Business schools should “strip out” parts of their curriculum that can be learned on YouTube to make way for content that properly engages with the fast-changing nature of the world and its challenges, according to a British peer.
Climate change mitigation strategies, how to integrate migrants into the operational economy and a greater understanding of mental health should become front and centre of what students are taught, said Lord Hastings of Scarisbrick, a professor of leadership at Utah State University’s Jon M.?Huntsman School of?Business and chair of the board of trustees at SOAS University of London.
He told the annual conference of the Chartered Association of Business Schools that when he was chancellor of Regent’s University London, they had conducted what he called an “honest YouTube assessment” to see what their students could learn for free and then adapted the curriculum accordingly.
“The world has changed so radically; you can almost get an MBA off TikTok or at least pick up some interesting strands of thought there,” he added.
Lord Hastings said schools should therefore “strip out historically un-useful or cluttering parts of the curriculum which can be gained elsewhere”.
Appearing on the same panel, Juergen Maier, a former chief executive of Siemens?UK and now a visiting professor at the University of Manchester, said business schools should train students “to be able to communicate in areas that are outside the traditional comfort zone of leaders”.
This could be speaking about LGBT or non-binary issues, Mr Maier said, or the “deep understanding of the societal impact your business has”.
He said these issues had increasingly come up during his last years at Siemens, and “it was often a bit awkward because people in the boardroom didn’t have the language, didn’t have the experience, to be able to discuss those issues and put the right measures, projects or activities in place to make sure these things are really supported in your organisation”.
Baroness Wolf of Dulwich, professor of public sector management at King’s College London, said business schools should not forget the “enduring day-to-day challenges” in their rush to get students to engage with challenges such as climate change.
She said while most students will start business courses with a view to going into the private sector, a majority will find themselves in the public sector, where “leadership is a very real challenge”.

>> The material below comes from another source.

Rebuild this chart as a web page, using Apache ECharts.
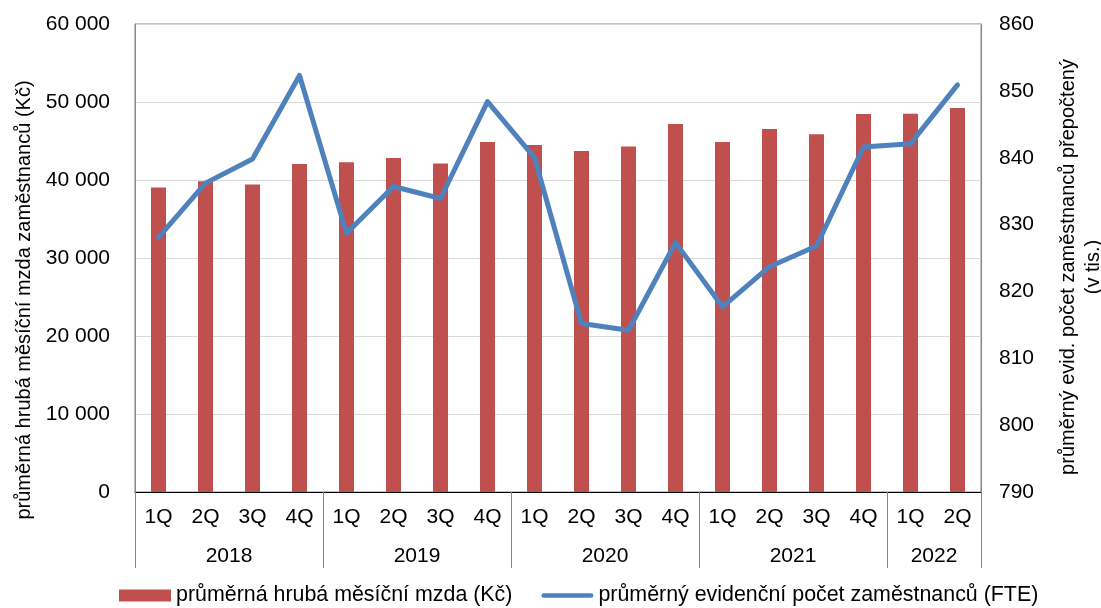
<!DOCTYPE html>
<html>
<head>
<meta charset="utf-8">
<script src="https://cdn.jsdelivr.net/npm/echarts@6/dist/echarts.min.js"></script>
<style>
html,body{margin:0;padding:0;background:#fff;}
#chart{width:1101px;height:608px;}
</style>
</head>
<body>
<div id="chart"></div>
<script>
// ---- data ----
var quarters = ['1Q','2Q','3Q','4Q','1Q','2Q','3Q','4Q','1Q','2Q','3Q','4Q','1Q','2Q','3Q','4Q','1Q','2Q'];
var years = ['2018','2019','2020','2021','2022'];
var yearSpans = [4,4,4,4,2];
var wages = [39050,39850,39430,42040,42260,42810,42130,44860,44480,43710,44310,47170,44860,46530,45850,48450,48480,49220];
var employees = [828.1,836.2,839.8,852.3,828.7,835.7,833.9,848.4,840.0,815.2,814.2,827.3,817.7,823.7,826.8,841.6,842.1,850.9];
var wageName = 'průměrná hrubá měsíční mzda (Kč)';
var empName = 'průměrný evidenční počet zaměstnanců (FTE)';
var leftAxisTitle = 'průměrná hrubá měsíční mzda zaměstnanců (Kč)';
var rightAxisTitle = 'průměrný evid. počet zaměstnanců přepočtený\n(v tis.)';

// year group boundaries and centres (in category units)
var bounds = [0], centres = [];
(function(){
  var acc = 0;
  for (var i = 0; i < yearSpans.length; i++) {
    centres.push(acc + yearSpans[i] / 2);
    acc += yearSpans[i];
    bounds.push(acc);
  }
})();

var FONT = 'Liberation Sans, Arial, sans-serif';
var FS = 21;
var chart = echarts.init(document.getElementById('chart'), null, {renderer: 'canvas'});
chart.setOption({
  animation: false,
  textStyle: {fontFamily: FONT},
  grid: {left: 135, right: 120, top: 24, bottom: 116, show: true, borderColor: '#868686', borderWidth: 1,
         backgroundColor: 'transparent', outerBoundsMode: 'none', containLabel: false},
  legend: {
    left: 119, top: 585, padding: 0,
    itemWidth: 52, itemHeight: 12, itemGap: 29,
    textStyle: {fontSize: 21.4, color: '#000', fontFamily: FONT},
    data: [
      {name: wageName, icon: 'rect'},
      {name: empName, icon: 'path://M2.5,0 H54.5 A2.5,2.5 0 0 1 54.5,5 H2.5 A2.5,2.5 0 0 1 2.5,0 Z'}
    ]
  },
  xAxis: [
    {
      type: 'category', data: quarters, position: 'bottom',
      axisLine: {show: true, lineStyle: {color: '#000', width: 1}},
      axisTick: {show: false},
      axisLabel: {fontSize: FS, color: '#000', margin: 15, interval: 0, fontFamily: FONT},
      splitLine: {show: false}
    },
    {
      type: 'value', min: 0, max: bounds[bounds.length - 1], position: 'bottom',
      axisLine: {show: false},
      splitLine: {show: false},
      axisTick: {show: true, customValues: bounds, length: 76, inside: false, lineStyle: {color: '#868686', width: 1}},
      axisLabel: {
        show: true, customValues: centres, margin: 54, fontSize: FS, color: '#000', fontFamily: FONT,
        formatter: function (v) {
          var idx = centres.indexOf(v);
          return idx >= 0 ? years[idx] : '';
        }
      }
    }
  ],
  yAxis: [
    {
      type: 'value', min: 0, max: 60000, interval: 10000, position: 'left',
      name: leftAxisTitle, nameLocation: 'middle', nameRotate: 90, nameGap: 100,
      nameTextStyle: {fontSize: 20, color: '#000', fontFamily: FONT, padding: [0, 84, 0, 0]},
      axisLine: {show: true, lineStyle: {color: '#868686'}},
      axisTick: {show: false},
      axisLabel: {
        fontSize: FS, color: '#000', margin: 25, fontFamily: FONT,
        formatter: function (v) { return String(v).replace(/\B(?=(\d{3})+(?!\d))/g, ' '); }
      },
      splitLine: {show: true, lineStyle: {color: '#D9D9D9', width: 1}}
    },
    {
      type: 'value', min: 790, max: 860, interval: 10, position: 'right',
      name: rightAxisTitle, nameLocation: 'middle', nameRotate: 90, nameGap: 75,
      nameTextStyle: {fontSize: 20, color: '#000', fontFamily: FONT, lineHeight: 25, padding: [0, 18, 0, 0]},
      axisLine: {show: true, lineStyle: {color: '#868686'}},
      axisTick: {show: false},
      axisLabel: {fontSize: FS, color: '#000', margin: 18, fontFamily: FONT},
      splitLine: {show: false}
    }
  ],
  series: [
    {
      name: wageName, type: 'bar', data: wages, xAxisIndex: 0, yAxisIndex: 0,
      barWidth: 15, itemStyle: {color: '#C0504D'}, z: 2
    },
    {
      name: empName, type: 'line', data: employees, xAxisIndex: 0, yAxisIndex: 1,
      symbol: 'none', lineStyle: {color: '#4F81BD', width: 5, cap: 'round', join: 'round'},
      itemStyle: {color: '#4F81BD'}, z: 3
    }
  ]
});
</script>
</body>
</html>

Schools should equip them with the skills to tackle problems such as “how do you create a team when half of the people you are working with are in east Asia and you’ve never met them” or how to keep colleagues on board as a leader when there is pressure to cut costs.
These challenges are “just as real as they ever were”, Lady Wolf said, and as “critical” as pressing the importance of climate change or the limitations of the free market model.